My morning routine as a wedding planner went like this:
Step One: Wake up, have 30 second panic attack.
Step Two: Look out window to make sure my car is there; locate phone and keys.
Step Three: Chug the now-flat champagne I left out to steady my hands for the drive to work.
After a blackout and four hours of sleep, I was ready to tackle that day’s wedding.
The service industry is a special kind of environment for problematic drinkers like I was. Leaving a job for “medical issues” was common, which was usually code for addiction treatment. It was an open secret of the industry, like drinking on the clock or cooling off in the deep freeze. It’s probably due to the combination of low pay, long shifts, uselessly high stress, and easy access to booze. Those issues were only amplified on wedding days.

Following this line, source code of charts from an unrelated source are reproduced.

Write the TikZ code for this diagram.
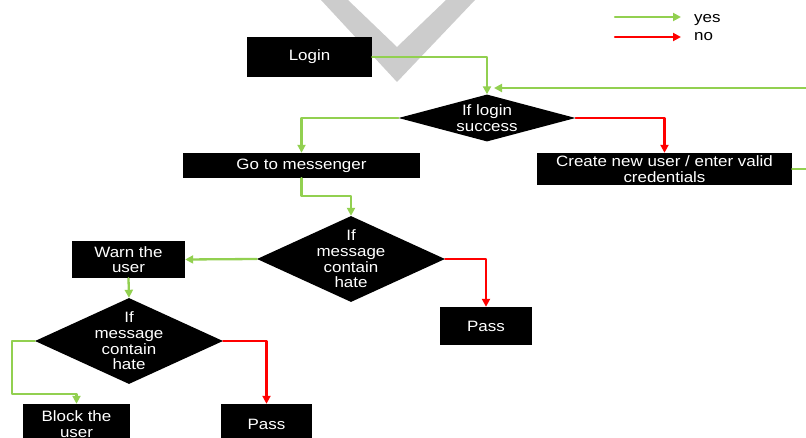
\documentclass[tikz,border=0pt]{standalone}
\usepackage{fontspec}
\setmainfont[FakeStretch=1.13]{Liberation Sans}
\usetikzlibrary{shapes.geometric,arrows.meta}
\definecolor{yesgreen}{HTML}{92D050}
\definecolor{nored}{HTML}{FF0000}
\definecolor{markgray}{HTML}{CCCCCC}
\begin{document}
\begin{tikzpicture}[x=1pt, y=-1pt, line cap=round, line join=round, font=\fontsize{15}{15.6}\selectfont, >={Triangle[length=8pt,width=8pt]}]
	\tikzset{box/.style={fill=black, text=white, inner sep=0pt, align=center},
		decision/.style={diamond, fill=black, inner sep=0pt},
		dtext/.style={text=white, align=center, inner sep=0pt},
		yes/.style={->, draw=yesgreen, line width=2.3pt},
		no/.style={->, draw=nored, line width=2.3pt}}
	\useasboundingbox (0,0) rectangle (806,438);
	\fill[markgray] (321,0)--(397,82)--(475,0)--(446,0)--(397,47)--(348,0)--cycle;
	\node[box, minimum width=125pt, minimum height=40pt] (login) at (309.5,57) {Login};
	\node[decision, minimum width=177pt, minimum height=47pt] (q1) at (487,118) {};
	\node[dtext] (q1t) at (q1) {If login\\success};
	\node[box, minimum width=237pt, minimum height=25pt] (messenger) at (301.5,165.5) {Go to messenger};
	\node[box, minimum width=255pt, minimum height=32pt] (create) at (664.5,169) {Create new user / enter valid\\credentials};
	\node[decision, minimum width=188pt, minimum height=86pt] (q2) at (351,259) {};
	\node[dtext] (q2t) at (q2) {If\\message\\contain\\hate};
	\node[box, minimum width=92pt, minimum height=38pt] (pass1) at (486,326) {Pass};
	\node[box, minimum width=113pt, minimum height=37pt] (warn) at (128.5,259.5) {Warn the\\user};
	\node[decision, minimum width=188pt, minimum height=86pt] (q3) at (129,341) {};
	\node[dtext] (q3t) at (q3) {If\\message\\contain\\hate};
	\node[box, minimum width=107pt, minimum height=40pt] (block) at (76.5,424) {Block the\\user};
	\node[box, minimum width=91pt, minimum height=40pt] (pass2) at (266.5,424) {Pass};
	\coordinate (turn) at (830,88);
	\coordinate (retry) at (494,88);
	\coordinate (c3) at (12,394);
	\draw[yes] (login.east) -| (q1.north);
	\draw[yes] (create.east) -| (turn) -- (retry);
	\draw[yes] (q1.west) -| (messenger.north);
	\draw[no] (q1.east) -| (create.north);
	\draw[yes] (messenger.south) -- ++(0,18) -| (q2.north);
	\draw[yes] (q2.west) -- (warn.east);
	\draw[no] (q2.east) -| (pass1.north);
	\draw[yes] (warn.south) -- (q3.north);
	\draw[yes] (q3.west) -| (c3) -| (block.north);
	\draw[no] (q3.east) -| (pass2.north);
	\coordinate (yes0) at (615,17);
	\coordinate (yes1) at (681,17);
	\coordinate (no0) at (615,37);
	\coordinate (no1) at (681,37);
	\draw[yes] (yes0) -- (yes1);
	\draw[no] (no0) -- (no1);
	\node[anchor=west, inner sep=0pt] (yeslabel) at (694,20) {yes};
	\node[anchor=west, inner sep=0pt] (nolabel) at (694,37) {no};
\end{tikzpicture}
\end{document}
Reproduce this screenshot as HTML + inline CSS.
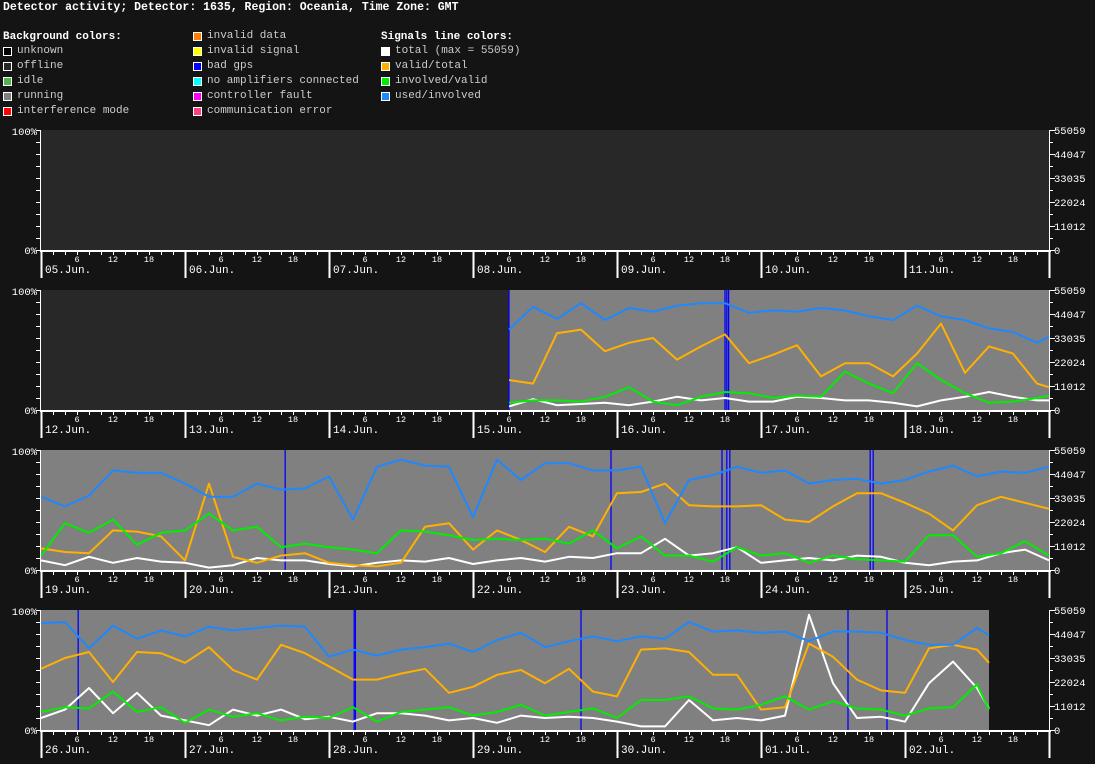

I planned over 200 weddings in nearly three years as an event coordinator for a resort. It’s a dream job for many, but one I fell into. I majored in women’s studies and philosophy and it felt like I was failing at feminism by working in the wedding industry. I thought I’d go into journalism but I turned down a full-time reporting job because I was afraid of the job insecurity and, frankly, of not being good enough. While my organizational skills were well suited to event planning, I couldn’t reconcile it with what I thought I “should” be doing with my life. The better I did at my job, the more guilty I felt for not doing something more meaningful (whatever that meant), and the more I tried to sabotage my success. My thoughts were a constant barrage of negativity and self doubt. I wanted to flip a switch to turn my brain off, and drinking became the way to do it.
The alcohol flowed endlessly at weddings and I was a willing participant. While the guests were drinking mimosas for breakfast, I was staving off my hangxiety with a careful supply of caffeine in order to get through set up, the ceremony, and cocktail hour. Once dinner was served, the bulk of my work for the day was complete and there’d inevitably be leftover flutes of champagne (I always poured a few too many, just in case). These got me through the final hours of a standard 14-hour shift.
While the guests were drinking mimosas for breakfast, I was staving off my hangxiety with a careful supply of caffeine in order to get through set up, the ceremony, and cocktail hour.
After every wedding, I’d go to a bar where other service industry folks inevitably ended up, all of us buzzed from the tail ends of our shifts. At the time, I considered this a job perk; free booze to make up for my low pay and 80 hour weeks. I drank until last call, even if I had a wedding the next day, because there usually was. Blackouts were a near nightly occurrence. Most wedding planners say no two days are alike, but I felt like I was living in Groundhog Day.
It’s hard to separate my work from my substance use from that time. Like many who struggle with particularly dark periods of their substance use disorder, it can feel like an endless game of chicken and egg. Did my job exacerbate my drinking, or did I seek out a job that would encourage it? But the questions are ultimately pointless; it could have been anything that led me to abuse alcohol, or nothing at all.
I had many rock bottoms that led to a couple attempts at sobriety, the longest stretch being two months. But I had no real plan to stay sober, and the liquor was always readily available. In the end, it wasn’t even my most dangerous rock bottom that made me stop. It was a night like many others, at my normal bar, with only intermittent blackouts. I was even home before midnight. But this was one of the first times that the drinking didn’t stop the thoughts. I had flipped the off switch in my brain so many times, it seemed that it finally broke.
It helped that it was the end of the busy wedding season. I was able to get six months of sobriety under my belt before the next busy season hit. The two years I spent drowning my fears only put things on pause. I hadn’t actually made progress in that time. I knew it was time to move on, if only to get a change of scenery and protect my sobriety. I just didn’t know how.
It was scary, but I knew I would have to live through discomfort in order to change.
I made it through over 40 weddings sober and finally started to feel comfortable, even skilled, at my job. I had been applying to other jobs periodically with vague ideas of leaving at some point, and I was eventually offered a job at my alma mater. It wasn’t a dream career, but it was a step towards an industry I thought would be a better fit for my sobriety. It would mean leaving at the end of August, stepping away from many weddings I had spent a year planning and handing the reins (and some angry couples) to someone new. It was scary, but I knew I would have to live through discomfort in order to change.
A month into my new job, I helped plan a minor event for my department. We ordered six boxes of wine, with three leftovers that staff could take home. They sat on the break room counter for over a week, at least a dozen people walked past them a day. When I threw away the final unclaimed box two weeks later, I knew I made the right decision. Those boxes wouldn’t have lasted until the end of my shift at my last job, let alone three weeks.
I’m still not exactly where I want to be, but now I trust that I’ll figure it out. And my morning routine is a lot less stressful.